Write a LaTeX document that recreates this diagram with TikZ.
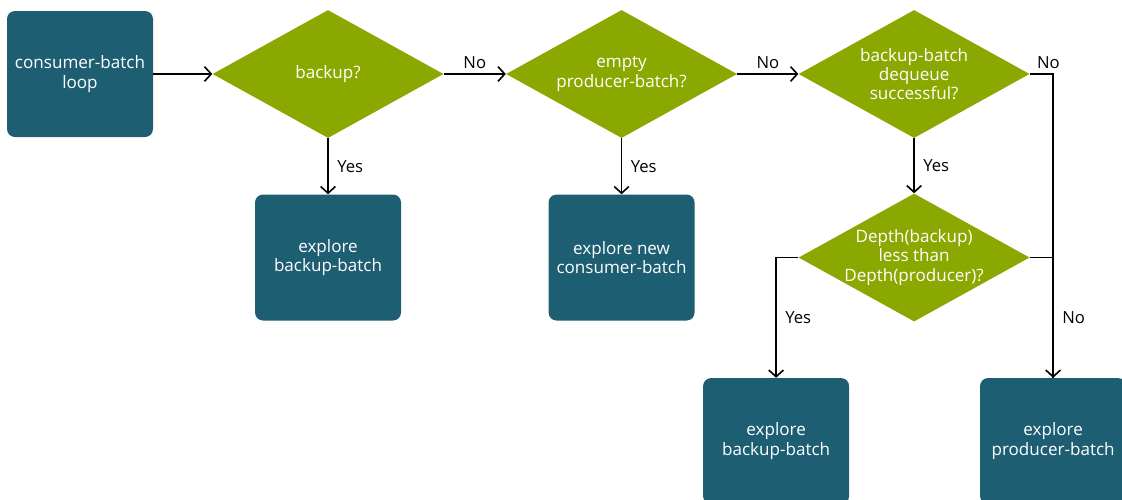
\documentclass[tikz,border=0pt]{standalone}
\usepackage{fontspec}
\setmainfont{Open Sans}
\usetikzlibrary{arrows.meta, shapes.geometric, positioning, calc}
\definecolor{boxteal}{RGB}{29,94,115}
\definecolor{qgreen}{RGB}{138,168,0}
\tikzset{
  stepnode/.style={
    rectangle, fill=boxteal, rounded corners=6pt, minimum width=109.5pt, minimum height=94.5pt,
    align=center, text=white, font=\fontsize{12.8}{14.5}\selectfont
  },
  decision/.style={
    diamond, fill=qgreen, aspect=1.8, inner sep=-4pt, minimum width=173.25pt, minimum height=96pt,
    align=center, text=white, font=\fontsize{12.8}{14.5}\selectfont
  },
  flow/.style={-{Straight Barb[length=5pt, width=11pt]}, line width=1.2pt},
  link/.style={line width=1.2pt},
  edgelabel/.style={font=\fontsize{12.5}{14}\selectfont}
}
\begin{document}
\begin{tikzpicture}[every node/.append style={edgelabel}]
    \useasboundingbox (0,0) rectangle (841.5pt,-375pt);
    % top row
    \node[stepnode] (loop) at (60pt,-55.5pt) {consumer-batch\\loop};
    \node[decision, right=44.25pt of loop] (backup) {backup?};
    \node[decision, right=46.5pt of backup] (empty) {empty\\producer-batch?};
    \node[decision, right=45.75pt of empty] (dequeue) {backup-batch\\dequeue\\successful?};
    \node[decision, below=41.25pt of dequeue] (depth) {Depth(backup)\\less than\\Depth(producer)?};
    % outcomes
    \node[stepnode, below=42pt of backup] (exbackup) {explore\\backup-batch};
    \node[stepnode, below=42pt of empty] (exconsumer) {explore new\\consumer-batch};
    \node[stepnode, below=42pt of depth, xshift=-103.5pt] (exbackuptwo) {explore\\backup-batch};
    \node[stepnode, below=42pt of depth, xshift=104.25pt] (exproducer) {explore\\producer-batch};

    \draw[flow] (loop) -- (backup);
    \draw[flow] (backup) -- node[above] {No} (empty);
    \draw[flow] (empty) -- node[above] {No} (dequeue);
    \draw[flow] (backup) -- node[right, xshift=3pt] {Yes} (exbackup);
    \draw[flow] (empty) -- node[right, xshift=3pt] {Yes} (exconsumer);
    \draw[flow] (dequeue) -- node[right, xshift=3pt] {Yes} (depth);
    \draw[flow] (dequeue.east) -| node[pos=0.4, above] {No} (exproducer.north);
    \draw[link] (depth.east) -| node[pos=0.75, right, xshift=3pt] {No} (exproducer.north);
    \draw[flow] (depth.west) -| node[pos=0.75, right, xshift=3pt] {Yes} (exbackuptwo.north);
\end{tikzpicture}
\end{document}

****************************************

▶ **Request**
Copy out all of the material exactly as written, without its pictures.

▶ **Result below**
Write a LaTeX document that recreates this diagram with TikZ.
\documentclass[tikz,border=0pt]{standalone}
\usepackage{fontspec}
\setmainfont{Open Sans}
\usetikzlibrary{arrows.meta, shapes.geometric, positioning, calc}
\definecolor{boxteal}{RGB}{29,94,115}
\definecolor{qgreen}{RGB}{138,168,0}
\tikzset{
  stepnode/.style={
    rectangle, fill=boxteal, rounded corners=6pt, minimum width=109.5pt, minimum height=94.5pt,
    align=center, text=white, font=\fontsize{12.8}{14.5}\selectfont
  },
  decision/.style={
    diamond, fill=qgreen, aspect=1.8, inner sep=-4pt, minimum width=173.25pt, minimum height=96pt,
    align=center, text=white, font=\fontsize{12.8}{14.5}\selectfont
  },
  flow/.style={-{Straight Barb[length=5pt, width=11pt]}, line width=1.2pt},
  link/.style={line width=1.2pt},
  edgelabel/.style={font=\fontsize{12.5}{14}\selectfont}
}
\begin{document}
\begin{tikzpicture}[every node/.append style={edgelabel}]
    \useasboundingbox (0,0) rectangle (841.5pt,-375pt);
    % top row
    \node[stepnode] (loop) at (60pt,-55.5pt) {consumer-batch\\loop};
    \node[decision, right=44.25pt of loop] (backup) {backup?};
    \node[decision, right=46.5pt of backup] (empty) {empty\\producer-batch?};
    \node[decision, right=45.75pt of empty] (dequeue) {backup-batch\\dequeue\\successful?};
    \node[decision, below=41.25pt of dequeue] (depth) {Depth(backup)\\less than\\Depth(producer)?};
    % outcomes
    \node[stepnode, below=42pt of backup] (exbackup) {explore\\backup-batch};
    \node[stepnode, below=42pt of empty] (exconsumer) {explore new\\consumer-batch};
    \node[stepnode, below=42pt of depth, xshift=-103.5pt] (exbackuptwo) {explore\\backup-batch};
    \node[stepnode, below=42pt of depth, xshift=104.25pt] (exproducer) {explore\\producer-batch};

    \draw[flow] (loop) -- (backup);
    \draw[flow] (backup) -- node[above] {No} (empty);
    \draw[flow] (empty) -- node[above] {No} (dequeue);
    \draw[flow] (backup) -- node[right, xshift=3pt] {Yes} (exbackup);
    \draw[flow] (empty) -- node[right, xshift=3pt] {Yes} (exconsumer);
    \draw[flow] (dequeue) -- node[right, xshift=3pt] {Yes} (depth);
    \draw[flow] (dequeue.east) -| node[pos=0.4, above] {No} (exproducer.north);
    \draw[link] (depth.east) -| node[pos=0.75, right, xshift=3pt] {No} (exproducer.north);
    \draw[flow] (depth.west) -| node[pos=0.75, right, xshift=3pt] {Yes} (exbackuptwo.north);
\end{tikzpicture}
\end{document}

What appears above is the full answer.